Friday, 2 October 2015

Book review: Classic Khushwant Singh

Classic Khushwant Singh
(Collection of 4 novels: Train to Pakistan, I Shall Not Hear the Nightingale, Delhi & Burial at Sea)
Penguin 2010

When it is a Khushwant Singh book, I just read.  Not because of the gossipy nature of the grand old man's writing, but because he is the grand old man of Indian literature.  Now of course, he is the late grand old man, which only adds to be appeal.

This compendium of four of Singh's best stories was initially put together 1996.  This edition is big - at 851 pages - and, like the man himself towards his end days, appears delicate and old.  Some of the thinly cut pages are coming undone, especially towards the latter half of the book.

Nevertheless, it is the content that we are more interested in.  If there is one theme that unites all these disparate stories, it is the British Raj.  And Partition.  Did I mention sex?  Yes, that too.  In fact, oodles of it!  As Singh himself says in his introduction to Delhi, the story is 'injected [with] a lot of seminal fluid'.  It appears that the grand old man could not help reverting to his favourite preoccupation, .  No wonder he turned out to be the grand old man, because sex (in addition to Scotch) seems to have increased his longevity significantly.  

Train to Pakistan is based right in the middle of Partition, and talks about the gradual deterioration of relations between neighbours of the same village, those belonging to different communities; Sikh and Muslim.  I Shall... tells the story of a Sikh family during the British Raj, in which the father is loyal to the British, and the son is a bit of a revolutionary seeking freedom from oppression.  Here, it is the character of the mother that is interesting to me, because it is reminiscent of Singh's own grandmother, who was known to be a pious lady with a lot of spiritual experiences.  

Delhi on the other hand is about his favourite city and its bloody history.  Singh apparently worked on Delhi for nearly 20 years, and has put together the accounts of the poet, Mir Taqi Meer, Timur, Nadir Shah, Aurangzeb, Bahadur Shah Zafar, the 1857 uprising (both of which remind one of William Dalrymple's searing account of The Last Mughal), construction of Lutyens' Delhi, Indira Gandhi's assassination and the subsequent massacre of Sikhs in Delhi.

However it is his interspersing of his affair with an eunuch, Bhagmati with the history of Delhi that brings his irreverence to the fore, and perhaps serves as an allegorical reference to Delhi's emasculation at the hands of various invaders and tyrants over the years.   
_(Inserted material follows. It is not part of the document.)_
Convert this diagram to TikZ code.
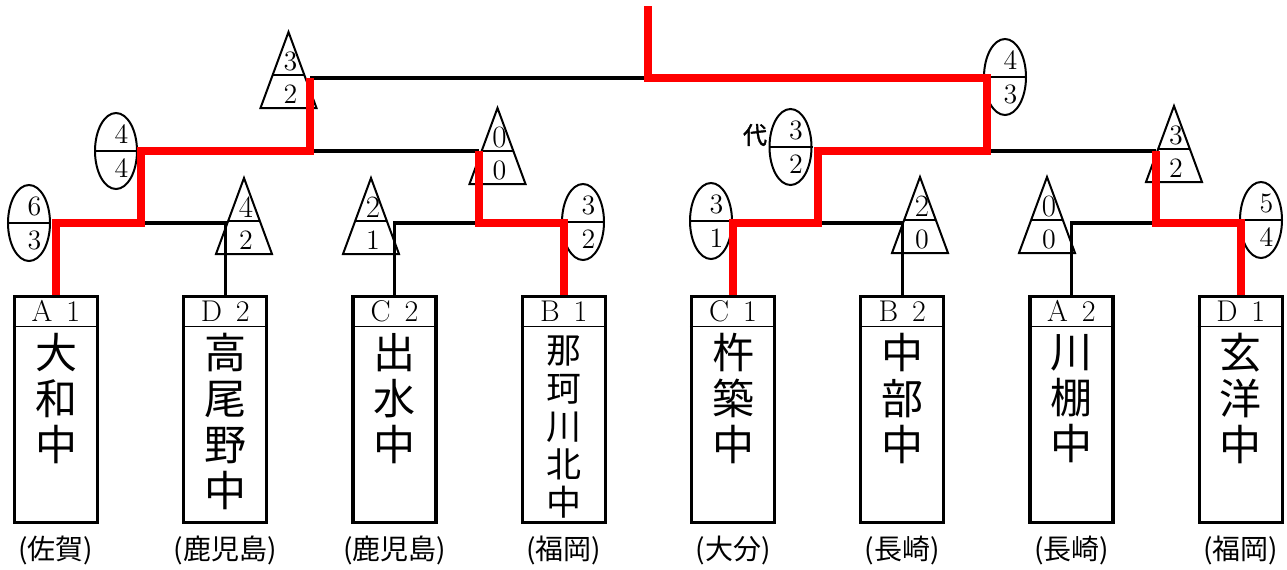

In the last story, Burial..., Singh appears to have based his characters loosely on the 'first' family of Indian politics; especially Nehru & Indira.  Singh's irreverence and atheistic tendencies - even though he kept the external appearance of a Sikh throughout his life - is evident here.  Hence, we have a tantric sadhvi who bathes naked in the river with her pet tiger and has a sexually charged affair with a rich industrialist, and a yoga teacher who is seduced by his student, the daughter of the industrialist.

As always, through all these stories, Singh's preoccupation with four issues is apparent: sex in its various inglorious manifestations, death and the rituals that follow thereafter, religious irreverence, and a scatological obsession with the workings of the bowels and their products.

He dedicates an entire chapter to the last issue in Delhi.  Going back to the first issue, it seems that Singh liked his women with ample tops and voluminous posteriors.  And believe me, the description of both the issues is a lot more colourful in Singh's writing!